NAZLI AKYILDIZ: Biz devletimizin her istediğini yapıyoruz, vergimizi ödüyoruz. Burada hâlâ daha yaşayan bir mahalle kültürü vardı. Onu öldürmek istediler ve yaptılar. Biz babamın emekli maaşıyla geçiniyoruz. Bize çıkarttıkları borcu nasıl ödeyelim? Doğru düzgün bir şart sunulmadı, ödemenin nasıl yapılacağı belirtilmedi. Oy istedikleri zaman verdik, onları buraya biz getirdik. Şimdi “Ağız kokunuzu çekemeyiz” diyorlar.

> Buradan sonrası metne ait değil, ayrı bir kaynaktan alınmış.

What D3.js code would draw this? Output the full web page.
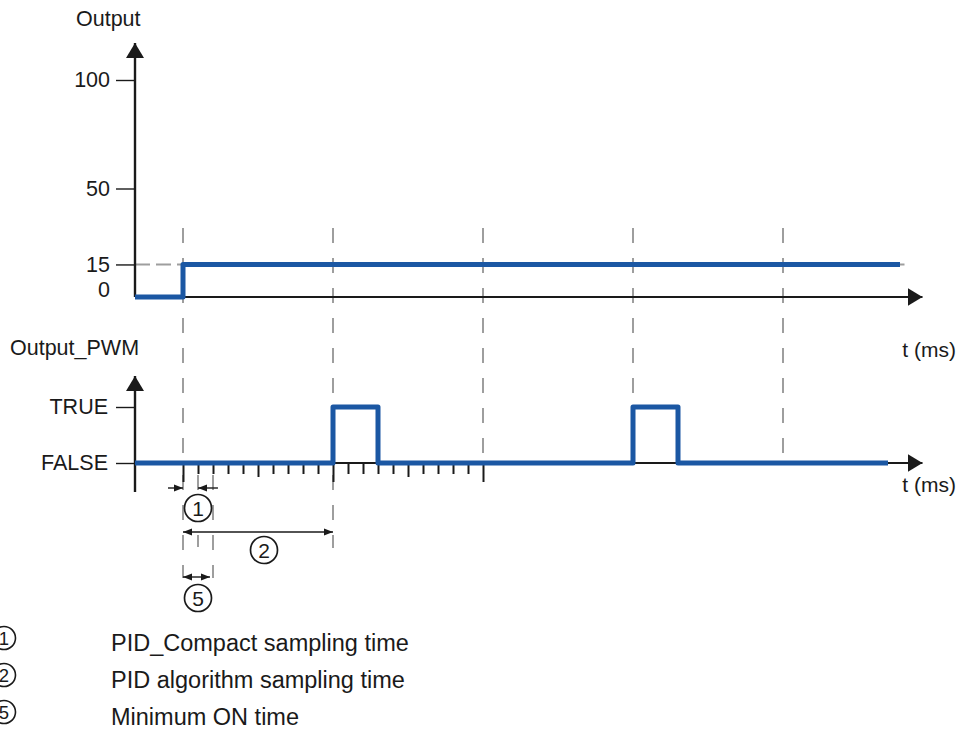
<!DOCTYPE html>
<html>
<head>
<meta charset="utf-8">
<script src="https://cdn.jsdelivr.net/npm/d3@7"></script>
<style>
  body { margin: 0; background: #fff; }
  text { font-family: Arial, "Liberation Sans", sans-serif; fill: #1a1a1a; }
</style>
</head>
<body>
<svg width="959" height="735"></svg>
<script>
// time in ms, PID_Compact cycle = 100 ms, PID algorithm cycle = 1000 ms
var outputTicks = [0, 15, 50, 100];
var outputSteps = [[0, 0], [320, 0], [320, 15], [5100, 15]];
var pwmStates = ["FALSE", "TRUE"];
var pwmSteps = [[0, 0], [1320, 0], [1320, 1], [1620, 1], [1620, 0],
  [3320, 0], [3320, 1], [3620, 1], [3620, 0], [5020, 0]];
var algoCycles = [320, 1320, 2320, 3320, 4320];
var compactCycles = [320, 420, 520, 620, 720, 820, 920, 1020, 1120, 1220, 1320,
  1420, 1520, 1620, 1720, 1820, 1920, 2020, 2120, 2220, 2320];
var legendItems = [
  { n: "1", text: "PID_Compact sampling time" },
  { n: "2", text: "PID algorithm sampling time" },
  { n: "5", text: "Minimum ON time" }
];

var svg = d3.select("svg");
var blue = "#1b57a3", ink = "#1a1a1a", grey = "#9e9e9e";

var x = d3.scaleLinear().domain([0, 5250]).range([135, 922.5]);
var yOut = d3.scaleLinear().domain([0, 100]).range([297, 80]);
var yPwm = d3.scaleLinear().domain([0, 1]).range([463, 407]);

var defs = svg.append("defs");
defs.append("marker").attr("id", "bigArrow")
  .attr("viewBox", "0 -9 15 18").attr("refX", 15).attr("refY", 0)
  .attr("markerUnits", "userSpaceOnUse").attr("markerWidth", 15).attr("markerHeight", 18)
  .attr("orient", "auto")
  .append("path").attr("d", "M0,-9L15,0L0,9Z").attr("fill", ink);
defs.append("marker").attr("id", "smallArrow")
  .attr("viewBox", "0 -4 9 8").attr("refX", 9).attr("refY", 0)
  .attr("markerUnits", "userSpaceOnUse").attr("markerWidth", 9).attr("markerHeight", 8)
  .attr("orient", "auto-start-reverse")
  .append("path").attr("d", "M0,-3.5L9,0L0,3.5Z").attr("fill", ink);

// vertical guides at PID algorithm cycles
svg.append("g").selectAll("line").data(algoCycles).enter().append("line")
  .attr("x1", d => x(d)).attr("x2", d => x(d))
  .attr("y1", 228).attr("y2", 458)
  .attr("stroke", grey).attr("stroke-width", 2).attr("stroke-dasharray", "15,15");

// guides under the pwm axis for the annotations
var lowGuides = [{ t: 320, end: 578 }, { t: 420, end: 547 }, { t: 520, end: 578 }, { t: 1320, end: 548 }];
svg.append("g").selectAll("line").data(lowGuides).enter().append("line")
  .attr("x1", d => x(d.t)).attr("x2", d => x(d.t))
  .attr("y1", 475).attr("y2", d => d.end)
  .attr("stroke", grey).attr("stroke-width", 2).attr("stroke-dasharray", "15,15");

// 15 % reference
svg.append("line")
  .attr("x1", x(0)).attr("x2", x(5130))
  .attr("y1", yOut(15)).attr("y2", yOut(15))
  .attr("stroke", grey).attr("stroke-width", 2).attr("stroke-dasharray", "15,6");

// axes lines with arrows
svg.append("line").attr("x1", x(0)).attr("y1", yOut(0)).attr("x2", x(0)).attr("y2", 43)
  .attr("stroke", ink).attr("stroke-width", 2.4).attr("marker-end", "url(#bigArrow)");
svg.append("line").attr("x1", x(0)).attr("y1", yOut(0)).attr("x2", x(5250)).attr("y2", yOut(0))
  .attr("stroke", ink).attr("stroke-width", 2.2).attr("marker-end", "url(#bigArrow)");
svg.append("line").attr("x1", x(0)).attr("y1", 492).attr("x2", x(0)).attr("y2", 376)
  .attr("stroke", ink).attr("stroke-width", 2.4).attr("marker-end", "url(#bigArrow)");
svg.append("line").attr("x1", x(0)).attr("y1", yPwm(0)).attr("x2", x(5250)).attr("y2", yPwm(0))
  .attr("stroke", ink).attr("stroke-width", 2.2).attr("marker-end", "url(#bigArrow)");

// y axes
var gOut = svg.append("g").attr("transform", "translate(" + x(0) + ",0)")
  .call(d3.axisLeft(yOut).tickValues(outputTicks).tickSize(19).tickPadding(6));
gOut.select(".domain").remove();
gOut.selectAll(".tick").filter(d => d === 0).select("line").remove();
gOut.selectAll(".tick").filter(d => d === 0).select("text").attr("y", -7);

var gPwm = svg.append("g").attr("transform", "translate(" + x(0) + ",0)")
  .call(d3.axisLeft(yPwm).tickValues([0, 1]).tickFormat(d => pwmStates[d]).tickSize(19).tickPadding(8));
gPwm.select(".domain").remove();

[gOut, gPwm].forEach(function (g) {
  g.attr("font-size", null).attr("font-family", null).attr("color", ink);
  g.selectAll("text").style("font-size", "21.5px");
  g.selectAll("line").attr("stroke-width", 1.4);
});

// pwm cycle ticks
var gT = svg.append("g").attr("transform", "translate(0," + yPwm(0) + ")")
  .call(d3.axisBottom(x).tickValues(compactCycles).tickSize(11).tickFormat(""));
gT.select(".domain").remove();
gT.attr("color", ink);
gT.selectAll(".tick line").attr("stroke-width", 2)
  .attr("y2", function (d) {
    if (algoCycles.indexOf(d) >= 0) return 19;
    if ((d - 820) % 1000 === 0) return 14;
    return 11;
  });

// signals
var line = d3.line().x(d => x(d[0]));
svg.append("path").datum(outputSteps)
  .attr("d", line.y(d => yOut(d[1])))
  .attr("fill", "none").attr("stroke", blue).attr("stroke-width", 5).attr("stroke-linejoin", "round");
svg.append("path").datum(pwmSteps)
  .attr("d", line.y(d => yPwm(d[1])))
  .attr("fill", "none").attr("stroke", blue).attr("stroke-width", 5).attr("stroke-linejoin", "round");

// labels
svg.append("text").attr("x", 76).attr("y", 26).style("font-size", "21.5px").text("Output");
svg.append("text").attr("x", 10).attr("y", 355).style("font-size", "21.5px").text("Output_PWM");
svg.append("text").attr("x", 956).attr("y", 357).attr("text-anchor", "end").style("font-size", "21px").text("t (ms)");
svg.append("text").attr("x", 956).attr("y", 492).attr("text-anchor", "end").style("font-size", "21px").text("t (ms)");

// annotations
function arrow(x1, x2, y, start, end) {
  var l = svg.append("line").attr("x1", x1).attr("x2", x2).attr("y1", y).attr("y2", y)
    .attr("stroke", ink).attr("stroke-width", 1.4);
  if (start) l.attr("marker-start", "url(#smallArrow)");
  if (end) l.attr("marker-end", "url(#smallArrow)");
}
arrow(x(220), x(320), 488, false, true);
arrow(x(553), x(420), 488, false, true);
arrow(x(320), x(1320), 532, true, true);
arrow(x(320), x(500), 577, true, true);

var marks = [{ n: "1", t: 420, y: 508 }, { n: "2", t: 860, y: 550 }, { n: "5", t: 420, y: 598 }];
var gm = svg.append("g").selectAll("g").data(marks).enter().append("g")
  .attr("transform", d => "translate(" + x(d.t) + "," + d.y + ")");
gm.append("circle").attr("r", 13.5).attr("fill", "#fff").attr("stroke", ink).attr("stroke-width", 1.7);
gm.append("text").attr("text-anchor", "middle").attr("dy", "0.36em").style("font-size", "21px").text(d => d.n);

// legend
var gl = svg.append("g").selectAll("g").data(legendItems).enter().append("g")
  .attr("transform", (d, i) => "translate(0," + (651 + i * 37) + ")");
gl.append("circle").attr("cx", 4).attr("cy", -13).attr("r", 11.5)
  .attr("fill", "#fff").attr("stroke", ink).attr("stroke-width", 1.6);
gl.append("text").attr("x", 4).attr("y", -13).attr("dy", "0.36em").attr("text-anchor", "middle")
  .style("font-size", "18.5px").text(d => d.n);
gl.append("text").attr("x", 111).attr("y", 0).style("font-size", "23.5px").text(d => d.text);
</script>
</body>
</html>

(Nazlı Akyıldız & Gülümser Tunçer)

‘ELİMDEN EVİMİ VE EKMEĞİMİ ALDILAR’

MAKBULE KIZILTAŞ: Burada bahçemde tarhanamı, domatesimi yapıyor, satıyorduml. Elimden ekmeğimi ve evimi almak istiyorlar. Ne söylemem gerekiyor bilmiyorum çünkü psikolojim bozuldu. Tapu tahsis dediler, onu aldım. Tapu dediler, onu aldım. İmar parası dediler, onu verdim. Şimdi bana işgalci diyorlar. 

(Makbule Kızıltaş)

‘GAZ LAMBALI GÜNLERE GERİ DÖNDÜK’

NERİMAN KARVAN: Altyapı kesildiği zaman Beykoz’dan buraya kadar su taşıdık. Bize bir yer göstermeleri gerekiyordu, bu şekilde olmamalıydı. Torunum ve kızım astım hastası, ben KOAH hastasıyım. Hepimiz makine kullanmak zorundayız. Elektrik olmadığından hava alabilmek için sürekli hastaneye gittim. Geceleri evde gaz lambasıyla idare ettik. Gaz lambasının bile hesabını yapıyoruz.

(Neriman Karvan)

‘HER SEÇİMDE GÜVENDİK, OY VERDİ’

MELEK ILKIN: Yaklaşık 20 yıldır burada oturuyorum, bizi her seferinde kandırdılar. Her seçimde güvendik ve kendilerine oy verdik. Ancak, şunu gördük ki sürekli kandırıldık ve tapularımız verilmedi. Biz burada teröristmişiz gibi çevik kuvvetlerle mahalleye geldiler. Uyuşturucu operasyonu yapılır gibi evlere baskın yaptılar. Biz dönüşüme karşı değiliz, sadece haklarımızı istiyoruz. 

‘TUĞLA TAŞIYARAK YAPTIK BU EVİ’

SANİYE GÜRBÜZ: Ben buraya 1977’de geldim, 1993’te eşimi kaybettim. Yemedim içmedim, oğlum küçücüktü tuğla taşıyarak yaptık bu evi. Emekli maaşıyla taksit ödedim, bahçemden evimin ihtiyacını giderdim. Üç sene sadece tuğlayla oturdum, çok sıkıntılar çektim. Bize her zaman “Tapunuzu vereceğiz” dediler. Ben bu yaştan sonra nereye gideceğim? Madem böyle olacaktı bizi neden kandırdılar?